This code works fine (playground):
use std::rc::Rc;
trait Foo {
fn foo(&self);
}
struct Bar<T> {
v: Rc<T>,
}
impl<T> Bar<T> where
T: Foo {
fn new(rhs: Rc<T>) -> Bar<T> {
Bar{v: rhs}
}
}
struct Zzz {
}
impl Zzz {
fn new() -> Zzz {
Zzz{}
}
}
impl Foo for Zzz {
fn foo(&self) {
println!("Zzz foo");
}
}
fn make_foo() -> Rc<Foo> {
Rc::new(Zzz{})
}
fn main() {
let a = Bar::new(Rc::new(Zzz::new()));
a.v.as_ref().foo()
}
but if I make a wrapper to generate Rc like below, the compiler complains about missing sized trait (playground)
fn make_foo() -> Rc<dyn Foo> {
Rc::new(Zzz::new())
}
fn main() {
let a = Bar::new(make_foo());
a.v.as_ref().foo()
}
in both cases, Bar::new received parameters with same type Rc, why the rust compiler reacts different?
By default, all type variables are assumed to be Sized
. For example, in the definition of the Bar
struct, there is an implicit Sized
constraint, like this:
struct Bar<T: Sized> {
v: Rc<T>,
}
The object dyn Foo
cannot be Sized
since each possible implementation of Foo
could have a different size, so there isn't one size that can be chosen.

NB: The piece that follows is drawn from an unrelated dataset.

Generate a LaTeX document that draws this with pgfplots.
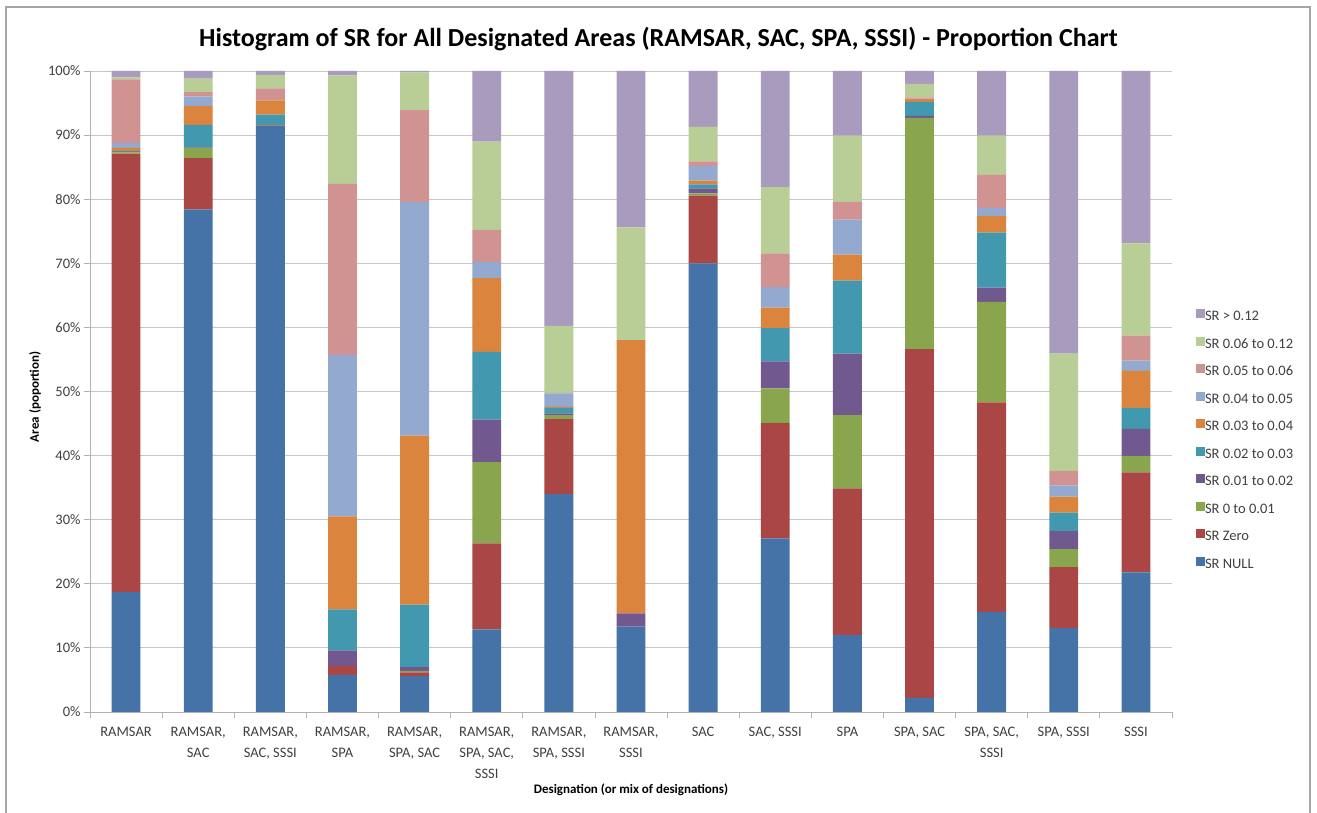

But you are trying to instantiate a Bar<dyn Foo>
.
The fix is to opt out of the Sized
trait for T
:
struct Bar<T: ?Sized> {
v: Rc<T>,
}
And also in the context of the implementations:
impl<T: ?Sized> Bar<T>
where
T: Foo
?Sized
is actually not a constraint, but relaxing the existing Sized
constraint, so that it is not required.
A consequence of opting out of Sized
is that none of Bar
's methods from that impl
block can use T
, except by reference.